NJ: The biggest thing is culture. Research has shown millennials are more interested in a company that’s got a clear ambition, objective and brand values. They know when they go into that organisation precisely what they’re working towards. The environment is just a frame for that.

DC: I’ve worked in a business with an amazing breakout area, a fantastic café in the middle of it and beautiful furniture. The accounts team would never use it, they said, ‘We cannot go and sit there because we’ve got confidential information.’

Sometimes doing the right thing can put pressure on other parts of your organisation.

What would be a simple first step to changing a workspace?

DC: Listen to your employees.

SS: See how people work. If you have an existing workspace, see which spaces are used and which aren’t. It may be that you’re doing the right things but it’s been done badly in the past.

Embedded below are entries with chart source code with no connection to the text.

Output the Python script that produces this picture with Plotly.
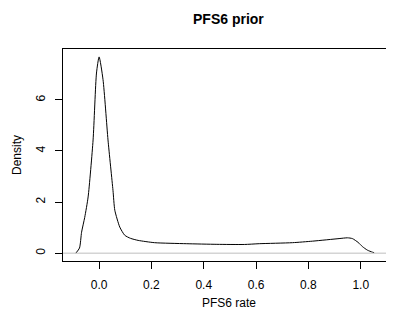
import plotly.graph_objects as go

pfs6_rate = [-0.089, -0.075, -0.067, -0.055, -0.042, -0.023, -0.010, 0.000, 0.015, 0.034,
             0.053, 0.060, 0.079, 0.098, 0.120, 0.149, 0.212, 0.333, 0.450, 0.555,
             0.612, 0.739, 0.816, 0.917, 0.949, 0.968, 0.990, 1.006, 1.025, 1.044, 1.051]
density = [0.00, 0.20, 0.82, 1.40, 2.20, 4.43, 7.05, 7.68, 6.79, 4.43,
           2.46, 1.68, 1.02, 0.70, 0.58, 0.50, 0.41, 0.37, 0.345, 0.34,
           0.37, 0.41, 0.47, 0.57, 0.60, 0.57, 0.42, 0.26, 0.12, 0.04, 0.02]
x_ticks = [0.0, 0.2, 0.4, 0.6, 0.8, 1.0]
x_tick_labels = ["0.0", "0.2", "0.4", "0.6", "0.8", "1.0"]
y_ticks = [0, 2, 4, 6]
y_tick_labels = ["0", "2", "4", "6"]

FONT = "Liberation Sans, Arial, sans-serif"

fig = go.Figure()
fig.add_trace(go.Scatter(x=pfs6_rate, y=density, mode="lines",
                         line=dict(color="black", width=1, shape="spline", smoothing=0.6),
                         hoverinfo="skip", showlegend=False))

fig.add_hline(y=0, line=dict(color="#BEBEBE", width=1))

# page body has an 8px default margin, so the figure is offset by (8, 8)
fig.update_layout(
    width=386, height=312,
    margin=dict(l=55, r=0, t=41, b=59, autoexpand=False),
    paper_bgcolor="white", plot_bgcolor="white",
    font=dict(family=FONT, size=12, color="black"),
    xaxis=dict(range=[-0.138, 1.127], tickvals=x_ticks, ticktext=x_tick_labels,
               ticks="outside", ticklen=7, tickcolor="black", tickwidth=1,
               showline=True, mirror=True, linecolor="black", linewidth=1,
               showgrid=False, zeroline=False, ticklabelstandoff=6, automargin=False),
    yaxis=dict(range=[-0.307, 7.99], tickvals=y_ticks, ticktext=y_tick_labels,
               ticks="outside", ticklen=7, tickcolor="black", tickwidth=1,
               showline=True, mirror=False, linecolor="black", linewidth=1,
               showgrid=False, zeroline=False, tickangle=-90, ticklabelstandoff=5,
               automargin=False),
    annotations=[
        dict(text="<b>PFS6 prior</b>", xref="paper", yref="paper", x=0.5, y=1,
             yshift=30, xanchor="center", yanchor="middle", showarrow=False,
             font=dict(size=14, family=FONT)),
        dict(text="PFS6 rate", xref="paper", yref="paper", x=0.5, y=0,
             yshift=-42, xanchor="center", yanchor="middle", showarrow=False,
             font=dict(size=12, family=FONT)),
        dict(text="Density", xref="paper", yref="paper", x=0, y=0.5,
             xshift=-46, textangle=-90, xanchor="center", yanchor="middle",
             showarrow=False, font=dict(size=12, family=FONT)),
    ],
)

fig.write_html("out.html")
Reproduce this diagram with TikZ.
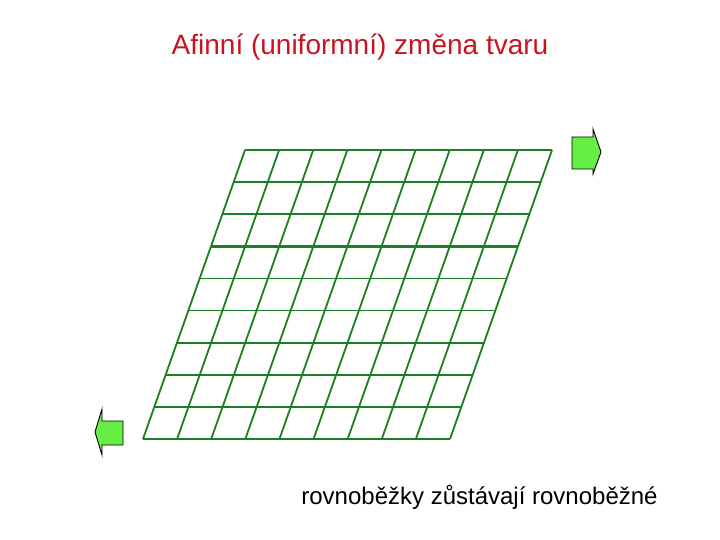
\documentclass[tikz,border=0pt]{standalone}
\usepackage{fontspec}
\setmainfont{Liberation Sans}
\usetikzlibrary{calc}
\definecolor{gridgreen}{HTML}{1E7F1E}
\definecolor{titlered}{HTML}{C8141E}
\definecolor{arrowgreen}{HTML}{66EE44}
\tikzset{
  gridline/.style={gridgreen, line width=1.8pt},
  fatarrow/.style={fill=arrowgreen, draw=black, line width=0.9pt, line join=miter}
}
\begin{document}
\begin{tikzpicture}[x=1pt,y=-1pt]
\useasboundingbox (0,0) rectangle (720,540);
% grid corners
\coordinate (TL) at (245,150);
\coordinate (TR) at (552,150);
\coordinate (BL) at (143,439);
\coordinate (BR) at (450,439);
% horizontal lines
\foreach \i in {0,...,9}{
  \draw[gridline] ($(TL)!\i/9!(BL)$) -- ($(TR)!\i/9!(BR)$);
}
% slanted lines
\foreach \j in {0,...,9}{
  \draw[gridline] ($(TL)!\j/9!(TR)$) -- ($(BL)!\j/9!(BR)$);
}
\draw[gridline, line width=2.4pt] ($(TL)!3/9!(BL)$) -- ($(TR)!3/9!(BR)$);
% arrows
\draw[fatarrow] (572,137) -- (593,137) -- (593,129) -- (601,152) -- (593,174) -- (593,169) -- (572,169) -- cycle;
\draw[fatarrow] (123,421) -- (102,421) -- (102,409) -- (95,432) -- (102,455) -- (102,445) -- (123,445) -- cycle;
% texts
\node[titlered, font=\fontsize{28}{32}\selectfont, inner sep=0pt] (title) at (360,47) {Afinní (uniformní) změna tvaru};
\node[black, font=\fontsize{24}{28}\selectfont, inner sep=0pt] (caption) at (479.5,497) {rovnoběžky zůstávají rovnoběžné};
\end{tikzpicture}
\end{document}
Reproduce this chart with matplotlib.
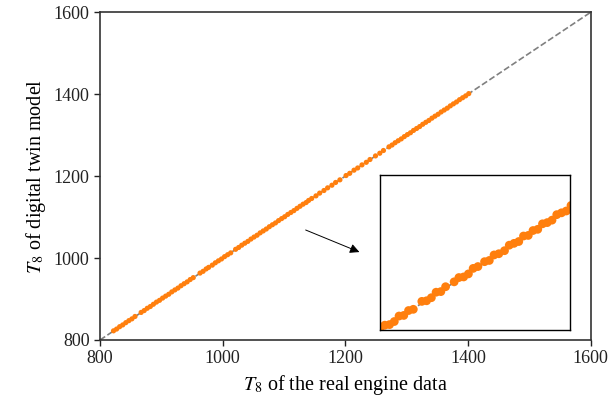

MM: Breaking down the fear of change is the key thing. Give people confidence that it is a good thing.

ML: Bring somebody in who knows what they’re doing, a consultant who deals with this on a day-to-day basis. Let them walk around the business and see how it works.

AW: For me it is job quality and what we can do to support that, working together to retain good colleagues and recruit good people.

TB: Take inspiration from the environments that inspire you and be brave enough to try and implement those ideas and the things you’ve seen. Don’t be scared.

RZS: Designing a workspace is really based around the workforce. A strong relationship between the workforce and workplace can unlock significant value for the company.

NJ: Develop and invest in your culture first and the physical environment should support your culture.

AC: Take your people and recruitment seriously and build your culture so that people actively want to work for you. A workspace where people love to be can influence that.

AG: Start with the culture, with the people and allow them to play with the space and it will come alive - something will trigger that may become a permanent physical fixture.